Чекист аккуратно расправил платочек и положил его на стол, рядом с бутылками. Сел, вернулся к бумаге.
«…большими трудностями. Прошу вашего разрешения на попытку привлечь подполковника НАКАЯМА к нарушению советских законов по части контрабанды путем выманивания у него редких и дорогих мануфактурных материалов, импортной одежды, отсутствующих в государственной торговле и магазинах кооперации. После вашего утверждения и детальной проработки вопроса операцию планирую поручить агенту ИРИС, к которой, кажется, НАКАЯМА не вполне равнодушен».

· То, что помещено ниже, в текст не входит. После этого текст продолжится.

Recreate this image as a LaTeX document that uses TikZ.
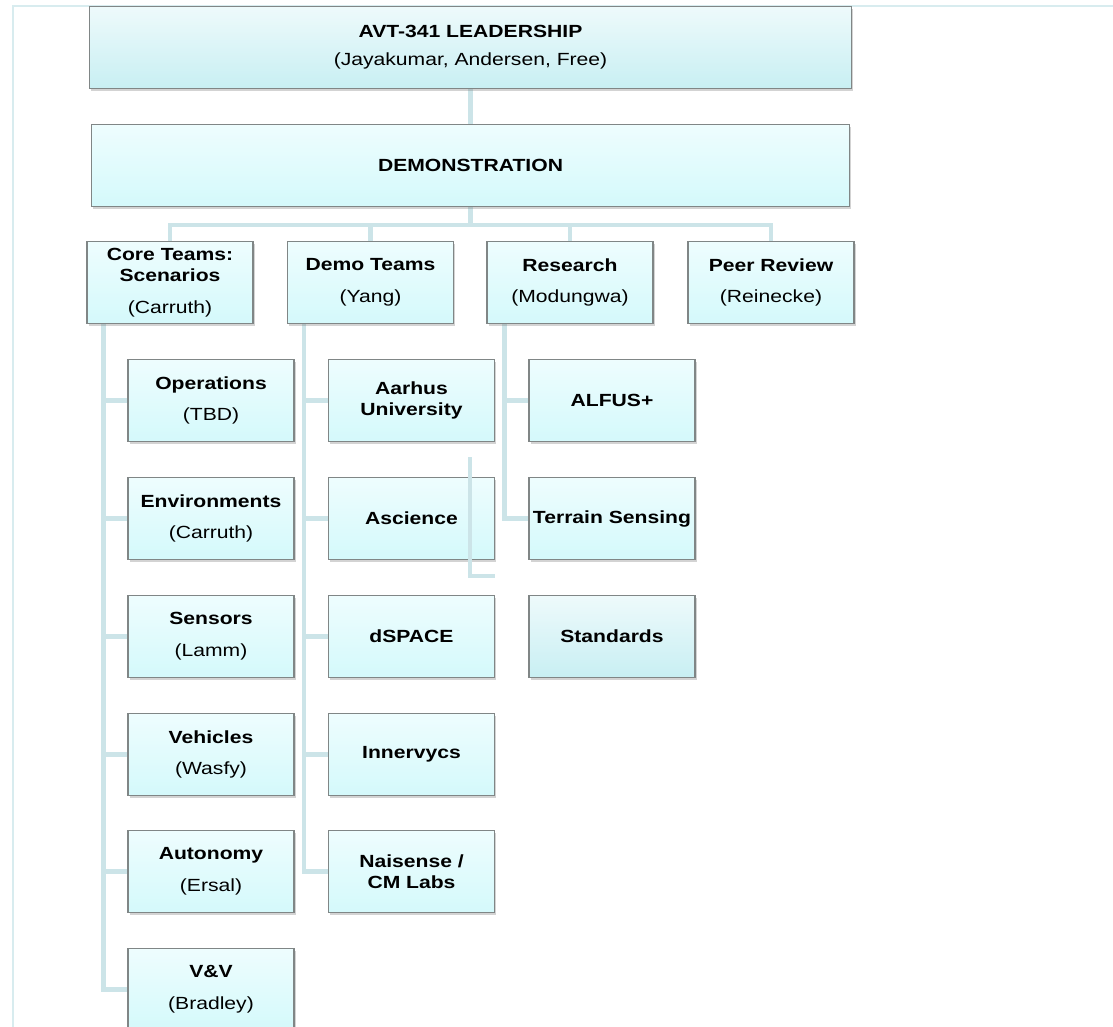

Заманилов подписал рапорт, поставил число и аккуратно убрал бумагу в картонную папку. Бутылку с остатками красного, тщательно закупорив скрученной газетой, убрал в кожаный портфель. Туда же положил и папку. Посмотрел на свет бутылку от коньяка. Вылил себе в рот последние капли, оторвал и съел пару виноградин. Подумав, сжевал последний кусок колбасы. Встал, подошел к окну и вытер руки о штору.
«Надо будет прислать человечка, чтобы прибрался тут. А то в пятницу с агентом ”Рыбкой” встречаться. Тьфу, ты, черт! Опять рыба!»
Заманилов нахмурился, быстро собрал все вещи, напялил матерчатую фуражку без звездочки, утер ладонью пот с лица, быстро вышел и закрыл дверь на ключ.
На первом этаже не стал выходить на улицу, а наоборот, свернул в коридор, где, как он знал, на стене висел телефонный аппарат, а под ним на подставке лежал справочник абонентов города Москвы и привязанный бечевкой огрызок карандаша.
Найдя в книге нужный номер, Заманилов набрал его и, дождавшись ответа, решительно заговорил:
– Городская торгинспекция? Товарищ, в магазине «Рыба» на Герцена, 11, продают отвратительно пахнущую тухлятину! Да, товарищ! Что значит, откуда я взял? Я не специалист! Знаете что, товарищ, вам лучше не знать, в чем я специалист! Да! И имейте в виду, в прокуратуру я уже позвонил! Так что в ваших же интересах разобраться с этим быстрее, чем приедут другие товарищи! Да, вот так вот! Не за что! – и так же решительно трубку повесил. Оглянулся. Из-за приоткрытой двери соседней квартиры выглядывала испуганная симпатичная женщина, явно непролетарского происхождения, в скромном зеленом платье с белым воротничком. Увидев, что ее заметили, женщина прошептала «спасибо» и быстро закрыла дверь.
– Пожалуйста! – рявкнул Заманилов и рванул на себя входную дверь, сбив со стены коридора висевший там чей-то велосипед. На Москву наконец-то спустился вечер.
Глава 3. Шуба
Черная машина медленно ползла по Охотному ряду. Улица была запружена людьми, метавшимися по дороге в каком-то безумном хаотичном движении – как будто на муравейник опрокинули чайник кипятку. На самом деле москвичи, наоборот, остывали. Первое воскресенье сентября выдалось на редкость погожим. Спала наконец-то ужасавшая людей все лето жара, какой они не видывали, как говорят, со времен проклятого царизма. Стихли сменившие жару грозы. Впитались в пористый, грязный, какой-то совсем не твердый, московский асфальт дожди. По-майски зазеленели обочины дорог и тротуаров, посветлела выжившая листва, ожила трава на газонах и в парках. И вся Москва, кажется, как-то повеселела и собралась встретить в начале сентября свою вторую весну. Словно перенесли этот невероятный город в далекий экзотический Китай, а то и еще куда-нибудь подальше. Ошеломленные такими переменами столичные жители высыпали на улицу в первый же нежаркий выходной и, казалось, бродили по городу совершенно бесцельно. Глазели на собственные улицы с каким-то искренним изумлением, будто и правда все стали в одночасье чужестранцами, изучающими местность, в которой им теперь предстоит жить.